**Problem to work on:** Everything from the first line of the data through the line with "const blueAtH = 9.99, greenAtH" is to be echoed exactly, minus the pictures.

----- Record set

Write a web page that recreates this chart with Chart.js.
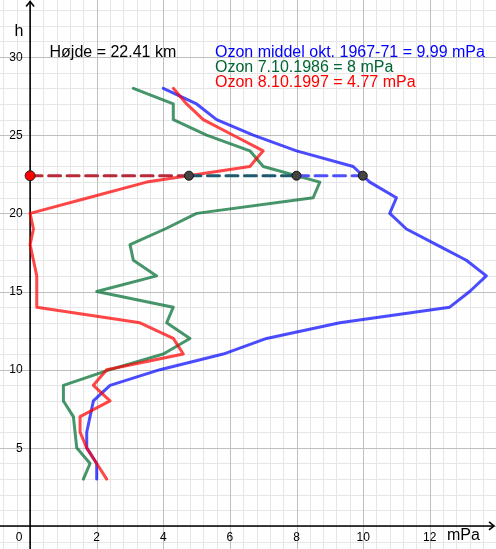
<!DOCTYPE html>
<html><head><meta charset="utf-8">
<script src="https://cdn.jsdelivr.net/npm/chart.js@4"></script>
<style>html,body{margin:0;padding:0;background:#fff}canvas{display:block}</style>
</head><body>
<canvas id="c" width="496" height="549" style="width:496px;height:549px"></canvas>
<script>
// Heights (km) and ozone partial pressures (mPa)
const heights   = [3,4,5,6,7,8,9,10,11,12,13,14,15,16,17,18,19,20,21,22,23,24,25,26,27,28];
const blueMean  = [2.0,2.0,1.7,1.7,1.8,1.9,2.4,3.9,5.8,7.1,9.3,12.6,13.2,13.7,13.1,12.2,11.3,10.8,11.0,10.2,9.7,8.0,6.7,5.6,5.0,4.0];
const green1986 = [1.6,1.8,1.4,1.35,1.3,1.0,1.0,2.4,4.0,4.8,4.1,4.3,2.0,3.8,3.1,3.0,4.05,5.0,8.5,8.7,7.0,6.6,5.3,4.3,4.3,3.1];
const red1997   = [2.3,2.0,1.7,1.5,1.5,2.4,1.9,2.3,4.6,4.3,3.3,0.2,0.2,0.2,0.1,0.0,0.1,0.0,1.75,3.5,6.6,7.0,6.1,5.2,4.7,4.3];

const hoejde = 22.41;
const blueAtH = 9.99, greenAtH = 8, redAtH = 4.77;

const xTickLabels = [2,4,6,8,10,12];
const yTickLabels = [5,10,15,20,25,30];
const legendTexts = [
  'Ozon middel okt. 1967-71 = ' + blueAtH + ' mPa',
  'Ozon 7.10.1986 = ' + greenAtH + ' mPa',
  'Ozon 8.10.1997 = ' + redAtH + ' mPa'
];
const legendColors = ['#0000ff', '#006633', '#ff0000'];

const toPts = arr => arr.map((v, i) => ({x: v, y: heights[i]}));
const FONT = '"Liberation Sans", Arial, sans-serif';

function gridVals(from, to, step) { const t = []; for (let v = from; v <= to + 1e-9; v += step) t.push(Math.round(v * 100) / 100); return t; }
const isMajor = (v, m) => Math.abs(v / m - Math.round(v / m)) < 1e-6;

const overlay = {
  id: 'overlay',
  beforeDatasetsDraw(chart) {
    const {ctx} = chart; const xs = chart.scales.x, ys = chart.scales.y;
    const W = chart.width, H = chart.height;
    const x0 = xs.getPixelForValue(0), y0 = ys.getPixelForValue(0);
    ctx.save();
    ctx.lineWidth = 1;
    [false, true].forEach(major => {
      ctx.strokeStyle = major ? '#c0c0c0' : '#e6e6e6';
      ctx.beginPath();
      gridVals(-0.8, 13.6, 0.4).forEach(v => { if (isMajor(v, 2) === major) { const p = Math.round(xs.getPixelForValue(v)) + 0.5; ctx.moveTo(p, 0); ctx.lineTo(p, H); } });
      gridVals(-1, 33, 1).forEach(v => { if (isMajor(v, 5) === major) { const p = Math.round(ys.getPixelForValue(v)) + 0.5; ctx.moveTo(0, p); ctx.lineTo(W, p); } });
      ctx.stroke();
    });
    ctx.strokeStyle = '#000'; ctx.lineWidth = 1.6;
    ctx.beginPath(); ctx.moveTo(x0, H); ctx.lineTo(x0, 1.5); ctx.stroke();
    ctx.beginPath(); ctx.moveTo(x0 - 4, 6.5); ctx.lineTo(x0, 1.5); ctx.lineTo(x0 + 4, 6.5); ctx.stroke();
    ctx.beginPath(); ctx.moveTo(0, y0); ctx.lineTo(W - 2, y0); ctx.stroke();
    ctx.beginPath(); ctx.moveTo(W - 7, y0 - 4); ctx.lineTo(W - 2, y0); ctx.lineTo(W - 7, y0 + 4); ctx.stroke();
    ctx.fillStyle = '#000';
    ctx.font = '12px ' + FONT;
    ctx.textAlign = 'center'; ctx.textBaseline = 'alphabetic';
    xTickLabels.forEach(v => ctx.fillText(String(v), xs.getPixelForValue(v), y0 + 15));
    ctx.fillText('0', x0 - 11, y0 + 15);
    ctx.textAlign = 'right'; ctx.textBaseline = 'middle';
    yTickLabels.forEach(v => ctx.fillText(String(v), x0 - 7.5, ys.getPixelForValue(v) + 0.5));
    ctx.font = '16px ' + FONT;
    ctx.textAlign = 'left'; ctx.textBaseline = 'alphabetic';
    ctx.fillText('h', 14.5, 36);
    ctx.fillText('mPa', 447, 540);
    ctx.restore();
  },
  afterDatasetsDraw(chart) {
    const {ctx} = chart;
    ctx.save();
    ctx.font = '16px ' + FONT;
    ctx.textAlign = 'left'; ctx.textBaseline = 'alphabetic';
    ctx.fillStyle = '#000';
    ctx.fillText('Højde = ' + hoejde.toFixed(2) + ' km', 49.5, 57.3);
    const bases = [56.7, 71.8, 87];
    legendTexts.forEach((t, i) => { ctx.fillStyle = legendColors[i]; ctx.fillText(t, 215, bases[i]); });
    ctx.restore();
  }
};

new Chart(document.getElementById('c'), {
  type: 'scatter',
  data: {
    datasets: [
      {data: [{x: 0, y: hoejde}], pointRadius: 5, pointBackgroundColor: '#ff0000', pointBorderColor: '#222', pointBorderWidth: 1, showLine: false, order: 0},
      {data: [{x: redAtH, y: hoejde}, {x: greenAtH, y: hoejde}, {x: blueAtH, y: hoejde}], pointRadius: 4.5, pointBackgroundColor: '#444', pointBorderColor: '#111', pointBorderWidth: 1, showLine: false, order: 0},
      {data: [{x: 0, y: hoejde}, {x: redAtH, y: hoejde}], showLine: true, pointRadius: 0, borderColor: '#b8293a', borderWidth: 3, borderDash: [12, 6.5], order: 1},
      {data: [{x: redAtH, y: hoejde}, {x: greenAtH, y: hoejde}], showLine: true, pointRadius: 0, borderColor: '#1e5a6e', borderWidth: 3, borderDash: [12, 6.5], order: 1},
      {data: [{x: greenAtH, y: hoejde}, {x: blueAtH, y: hoejde}], showLine: true, pointRadius: 0, borderColor: '#5050ff', borderWidth: 3, borderDash: [12, 6.5], order: 1},
      {data: toPts(red1997), showLine: true, pointRadius: 0, borderColor: 'rgba(255,0,0,0.72)', borderWidth: 3, order: 2},
      {data: toPts(green1986), showLine: true, pointRadius: 0, borderColor: 'rgba(0,110,50,0.72)', borderWidth: 3, order: 3},
      {data: toPts(blueMean), showLine: true, pointRadius: 0, borderColor: 'rgba(0,0,255,0.7)', borderWidth: 3, order: 4}
    ]
  },
  options: {
    responsive: false, animation: false, devicePixelRatio: 1,
    layout: {padding: 0, autoPadding: false},
    plugins: {legend: {display: false}, tooltip: {enabled: false}},
    elements: {line: {tension: 0, borderJoinStyle: 'round', borderCapStyle: 'round'}},
    scales: {
      x: {type: 'linear', display: false, min: -0.904, max: 13.99},
      y: {type: 'linear', display: false, min: -1.4715, max: 33.65}
    }
  },
  plugins: [overlay]
});
</script>
</body></html>
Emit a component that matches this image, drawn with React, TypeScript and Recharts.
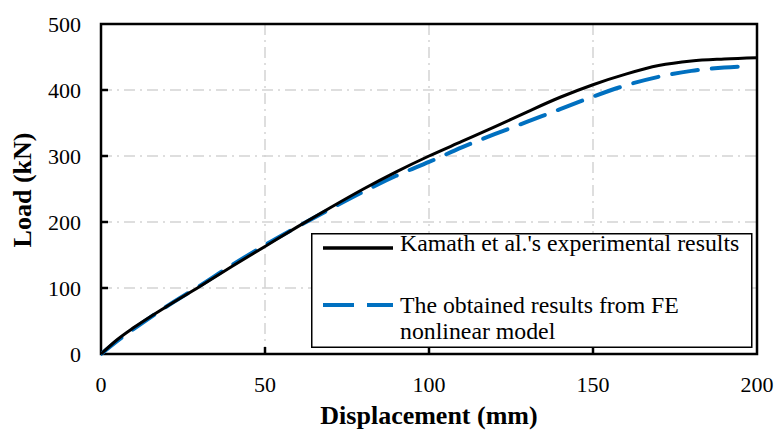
import React from "react";
import { LineChart, Line, XAxis, YAxis, CartesianGrid, ReferenceArea, Legend } from "recharts";

// Kamath et al. experimental load–displacement curve
const expDisp = [0, 5, 10, 20, 30, 40, 50, 60, 70, 80, 90, 100, 110, 120, 130, 140, 150, 160, 170, 180, 190, 200];
const expLoad = [0, 22, 40, 72, 102, 133, 163, 193, 222, 250, 276, 300, 322, 344, 367, 389, 408, 424, 437, 444, 447, 449];

// FE nonlinear model curve
const feDisp = [0, 5, 10, 20, 30, 40, 50, 60, 70, 80, 90, 100, 110, 120, 130, 140, 150, 160, 170, 180, 190, 197];
const feLoad = [0, 20, 38, 72, 103, 135, 165, 193, 220, 246, 270, 291, 313, 333, 352, 371, 390, 407, 420, 429, 434, 436];

const xTicks = [0, 50, 100, 150, 200];
const yTicks = [0, 100, 200, 300, 400, 500];

const expLabel = "Kamath et al.'s experimental results";
const feLabelLines = ["The obtained results from FE", "nonlinear model"];

const expData = expDisp.map((d, i) => ({ d, load: expLoad[i] }));
const feData = feDisp.map((d, i) => ({ d, load: feLoad[i] }));

const FONT = "Liberation Serif, Times New Roman, DejaVu Serif, serif";
const PLOT_LEFT = 101;
const PLOT_BOTTOM = 354;
const BLUE = "#0070C0";

const textStyle = { fontFamily: FONT };

const YTick = (props: any) => {
  const { y, payload } = props;
  const v = payload.value;
  return (
    <g>
      {v !== 0 && v !== 500 && (
        <line x1={PLOT_LEFT} x2={PLOT_LEFT + 7} y1={y} y2={y} stroke="#000" strokeWidth={2.5} />
      )}
      <text x={81} y={y + 7.5} textAnchor="end" style={textStyle} fontSize={22} fill="#000">
        {v}
      </text>
    </g>
  );
};

const XTick = (props: any) => {
  const { x, payload } = props;
  const v = payload.value;
  return (
    <g>
      {v !== 0 && v !== 200 && (
        <line x1={x} x2={x} y1={PLOT_BOTTOM} y2={PLOT_BOTTOM - 7} stroke="#000" strokeWidth={2.5} />
      )}
      <text x={x} y={391.5} textAnchor="middle" style={textStyle} fontSize={22} fill="#000">
        {v}
      </text>
    </g>
  );
};

const LegendBox = () => (
  <svg width={442} height={116} style={{ display: "block", overflow: "visible" }}>
    <rect x={0.75} y={0.75} width={440} height={113.5} fill="#fff" stroke="#000" strokeWidth={1.5} />
    <line x1={12} x2={82} y1={15} y2={15} stroke="#000" strokeWidth={3.5} />
    <text x={89} y={18} style={textStyle} fontSize={23.8} fill="#000">
      {expLabel}
    </text>
    <line x1={12} x2={82} y1={72} y2={72} stroke={BLUE} strokeWidth={4} strokeDasharray="31 13" />
    <text x={89} y={79.5} style={textStyle} fontSize={23.8} fill="#000">
      {feLabelLines[0]}
    </text>
    <text x={89} y={106} style={textStyle} fontSize={23.8} fill="#000">
      {feLabelLines[1]}
    </text>
  </svg>
);

export default function App() {
  return (
    <div style={{ position: "absolute", left: 0, top: 0, width: 775, height: 432, background: "#fff", fontFamily: FONT }}>
      <LineChart width={775} height={432} margin={{ top: 24, right: 18, bottom: 0, left: 0 }} style={textStyle}>
        <CartesianGrid stroke="#d4d4d4" strokeWidth={1.5} strokeDasharray="11 5 2 5" />
        <XAxis
          type="number"
          dataKey="d"
          domain={[0, 200]}
          ticks={xTicks}
          allowDataOverflow
          height={78}
          axisLine={false}
          tickLine={false}
          tick={<XTick />}
          interval={0}
        />
        <YAxis
          type="number"
          domain={[0, 500]}
          ticks={yTicks}
          width={101}
          axisLine={false}
          tickLine={false}
          tick={<YTick />}
          interval={0}
        />
        <ReferenceArea x1={0} x2={200} y1={0} y2={500} fill="none" stroke="#000" strokeWidth={2.5} ifOverflow="visible" />
        <Line
          data={feData}
          dataKey="load"
          type="monotone"
          stroke={BLUE}
          strokeWidth={4}
          strokeDasharray="26 14"
          strokeLinecap="round"
          dot={false}
          isAnimationActive={false}
        />
        <Line
          data={expData}
          dataKey="load"
          type="monotone"
          stroke="#000"
          strokeWidth={3}
          dot={false}
          isAnimationActive={false}
        />
        <Legend
          layout="horizontal"
          verticalAlign="middle"
          content={() => <LegendBox />}
          wrapperStyle={{ position: "absolute", left: 311, top: 233, width: 442, height: 116 }}
        />
        <text x={429} y={424} textAnchor="middle" style={textStyle} fontSize={26} fontWeight="bold" fill="#000">
          Displacement (mm)
        </text>
        <text
          x={31}
          y={190}
          textAnchor="middle"
          style={textStyle}
          fontSize={26}
          fontWeight="bold"
          fill="#000"
          transform="rotate(-90 31 190)"
        >
          Load (kN)
        </text>
      </LineChart>
    </div>
  );
}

----------

**Solution for this problem:**
Write a web page that recreates this chart with Chart.js.
<!DOCTYPE html>
<html><head><meta charset="utf-8">
<script src="https://cdn.jsdelivr.net/npm/chart.js@4"></script>
<style>html,body{margin:0;padding:0;background:#fff}canvas{display:block}</style>
</head><body>
<canvas id="c" width="496" height="549" style="width:496px;height:549px"></canvas>
<script>
// Heights (km) and ozone partial pressures (mPa)
const heights   = [3,4,5,6,7,8,9,10,11,12,13,14,15,16,17,18,19,20,21,22,23,24,25,26,27,28];
const blueMean  = [2.0,2.0,1.7,1.7,1.8,1.9,2.4,3.9,5.8,7.1,9.3,12.6,13.2,13.7,13.1,12.2,11.3,10.8,11.0,10.2,9.7,8.0,6.7,5.6,5.0,4.0];
const green1986 = [1.6,1.8,1.4,1.35,1.3,1.0,1.0,2.4,4.0,4.8,4.1,4.3,2.0,3.8,3.1,3.0,4.05,5.0,8.5,8.7,7.0,6.6,5.3,4.3,4.3,3.1];
const red1997   = [2.3,2.0,1.7,1.5,1.5,2.4,1.9,2.3,4.6,4.3,3.3,0.2,0.2,0.2,0.1,0.0,0.1,0.0,1.75,3.5,6.6,7.0,6.1,5.2,4.7,4.3];

const hoejde = 22.41;
const blueAtH = 9.99, greenAtH = 8, redAtH = 4.77;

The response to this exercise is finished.